REQUIREMENTS:
Every record must appear in your copy exactly as written, with no pictures.

DATA EXTRACT:
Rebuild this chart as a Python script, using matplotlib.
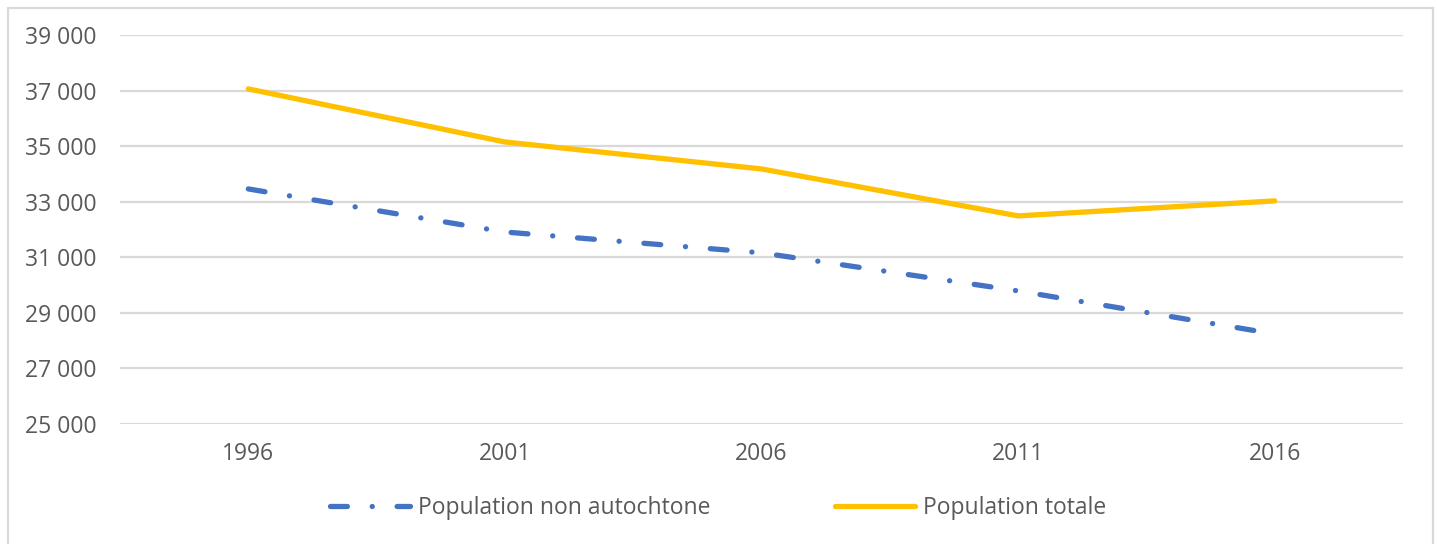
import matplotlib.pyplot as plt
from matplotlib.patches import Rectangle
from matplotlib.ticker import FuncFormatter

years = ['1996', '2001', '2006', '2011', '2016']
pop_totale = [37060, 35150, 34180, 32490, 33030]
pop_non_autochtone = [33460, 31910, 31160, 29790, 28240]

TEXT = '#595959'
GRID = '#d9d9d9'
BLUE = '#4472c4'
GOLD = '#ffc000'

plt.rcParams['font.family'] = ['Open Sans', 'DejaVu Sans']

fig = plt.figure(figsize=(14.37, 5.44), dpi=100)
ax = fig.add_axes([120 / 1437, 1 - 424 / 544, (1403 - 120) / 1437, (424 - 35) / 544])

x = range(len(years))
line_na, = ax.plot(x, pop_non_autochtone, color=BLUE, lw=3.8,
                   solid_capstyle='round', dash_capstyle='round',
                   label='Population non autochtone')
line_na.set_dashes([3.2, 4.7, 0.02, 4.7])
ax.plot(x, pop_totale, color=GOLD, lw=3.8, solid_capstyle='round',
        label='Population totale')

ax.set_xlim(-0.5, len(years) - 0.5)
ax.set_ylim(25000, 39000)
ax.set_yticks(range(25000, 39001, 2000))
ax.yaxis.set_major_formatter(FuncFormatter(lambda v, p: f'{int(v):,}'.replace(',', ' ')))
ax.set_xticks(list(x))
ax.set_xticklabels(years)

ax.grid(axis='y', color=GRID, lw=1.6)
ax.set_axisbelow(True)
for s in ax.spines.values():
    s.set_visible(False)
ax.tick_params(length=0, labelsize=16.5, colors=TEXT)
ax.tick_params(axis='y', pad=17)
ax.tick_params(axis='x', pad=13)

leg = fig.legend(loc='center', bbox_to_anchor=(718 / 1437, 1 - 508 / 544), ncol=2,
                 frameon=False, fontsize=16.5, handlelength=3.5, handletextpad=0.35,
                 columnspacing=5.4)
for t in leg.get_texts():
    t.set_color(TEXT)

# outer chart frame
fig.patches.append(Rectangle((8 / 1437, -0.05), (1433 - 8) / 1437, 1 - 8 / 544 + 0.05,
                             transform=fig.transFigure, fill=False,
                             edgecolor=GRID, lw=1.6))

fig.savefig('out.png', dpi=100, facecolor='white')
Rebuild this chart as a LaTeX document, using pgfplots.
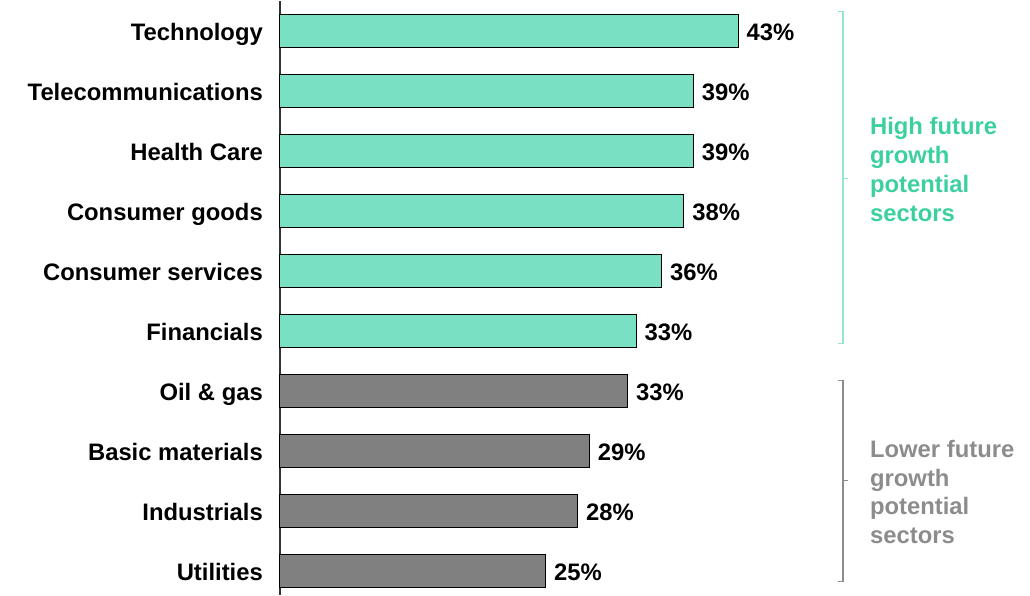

REPLY TO THE TASK:
Rebuild this chart as a Python script, using matplotlib.
import matplotlib.pyplot as plt
from matplotlib.patches import Rectangle
from matplotlib.ticker import FuncFormatter

years = ['1996', '2001', '2006', '2011', '2016']
pop_totale = [37060, 35150, 34180, 32490, 33030]
pop_non_autochtone = [33460, 31910, 31160, 29790, 28240]

TEXT = '#595959'
GRID = '#d9d9d9'
BLUE = '#4472c4'
GOLD = '#ffc000'

plt.rcParams['font.family'] = ['Open Sans', 'DejaVu Sans']

fig = plt.figure(figsize=(14.37, 5.44), dpi=100)
ax = fig.add_axes([120 / 1437, 1 - 424 / 544, (1403 - 120) / 1437, (424 - 35) / 544])

x = range(len(years))
line_na, = ax.plot(x, pop_non_autochtone, color=BLUE, lw=3.8,
                   solid_capstyle='round', dash_capstyle='round',
                   label='Population non autochtone')
line_na.set_dashes([3.2, 4.7, 0.02, 4.7])
ax.plot(x, pop_totale, color=GOLD, lw=3.8, solid_capstyle='round',
        label='Population totale')

ax.set_xlim(-0.5, len(years) - 0.5)
ax.set_ylim(25000, 39000)
ax.set_yticks(range(25000, 39001, 2000))
ax.yaxis.set_major_formatter(FuncFormatter(lambda v, p: f'{int(v):,}'.replace(',', ' ')))
ax.set_xticks(list(x))
ax.set_xticklabels(years)

ax.grid(axis='y', color=GRID, lw=1.6)
ax.set_axisbelow(True)
for s in ax.spines.values():
    s.set_visible(False)
ax.tick_params(length=0, labelsize=16.5, colors=TEXT)
ax.tick_params(axis='y', pad=17)
ax.tick_params(axis='x', pad=13)

leg = fig.legend(loc='center', bbox_to_anchor=(718 / 1437, 1 - 508 / 544), ncol=2,
                 frameon=False, fontsize=16.5, handlelength=3.5, handletextpad=0.35,
                 columnspacing=5.4)
for t in leg.get_texts():
    t.set_color(TEXT)

# outer chart frame
fig.patches.append(Rectangle((8 / 1437, -0.05), (1433 - 8) / 1437, 1 - 8 / 544 + 0.05,
                             transform=fig.transFigure, fill=False,
                             edgecolor=GRID, lw=1.6))

fig.savefig('out.png', dpi=100, facecolor='white')
Rebuild this chart as a LaTeX document, using pgfplots.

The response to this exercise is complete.